Jacopo da Pontormo’s “Joseph in Egypt” stood in what would have been considered contradicting colors and disunified time and space in Renaissance. Neither the clothing, nor the building accurately represented the Bible story of Joseph. Although it was wrong it clearly represented the views of the society.
Rosso Fiorentino paintings had too much action; the movements on them seemed out of control. Besides he introduced a new form of portraiture, which concealed the character of his subjects.
Mannerist portraits by Agnolo Bronzino are distinguished by chilly elegance, perfunctory realism, and meticulous attention to detail. His somewhat icy portraits put an uncommunicative abyss between sitter and viewer, concentrating on rendering of the precise pattern and sheen of rich textiles.

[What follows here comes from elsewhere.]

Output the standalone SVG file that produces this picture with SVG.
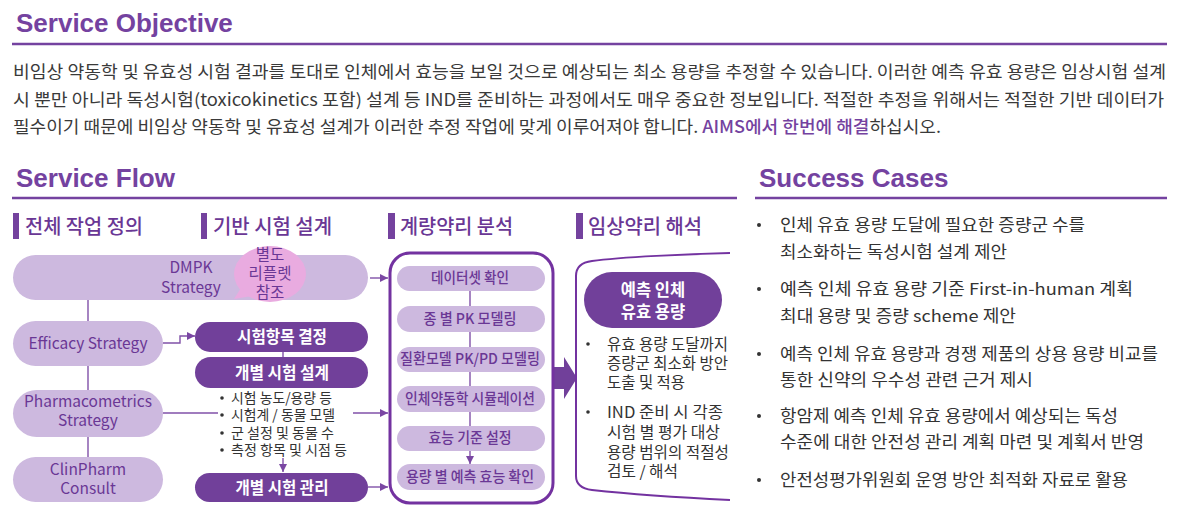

The works of the First school of Fontainebleau (from 1531) in France are characterized by the frequent use of stucco and frescoes, and sophisticated use of mythological iconography. We may observe the influence of the Italian Mannerism of Michelangelo, Raphael and especially Parmigianino.
The art of Mannerism caused argues and misunderstandings between critics of different age periods. Some considered this style superficial and shallow, others, on the contrary, were searching for deeper and more intricate sense than even that of Renaissance. The diversity of preconditions to it’s erasing were the main reason of ambiguous and sophisticated results of this style of painting. The only thing is known for sure – the magnificent artists and sculptures of that period as well as their great works make us forget all the contradictions and just enjoy beautiful masterpieces, imagining the possibility of finding some new, unfound yet sense in them.
1. DeWald, Ernest T, Italian Painting 1200-1600. New York: Hacker art Books, Inc., 1961.
2. Edmund Eglinski, The Art of the Italian Renaissance. Dubuque Iowa: WM. C. Brown Company Publishers, 1968.
3. Fleming, William, Arts and Ideas, Seventh Edition. New York, Holt, Rinehart and Winston, 1986, Part 1, Chapter 13.
4. Shearman, John, Mannerism, Penguin Books, 1967.
5. Smyth, Craig Hugh, Mannerism and Maniera. Vienna: IRSA, 1992.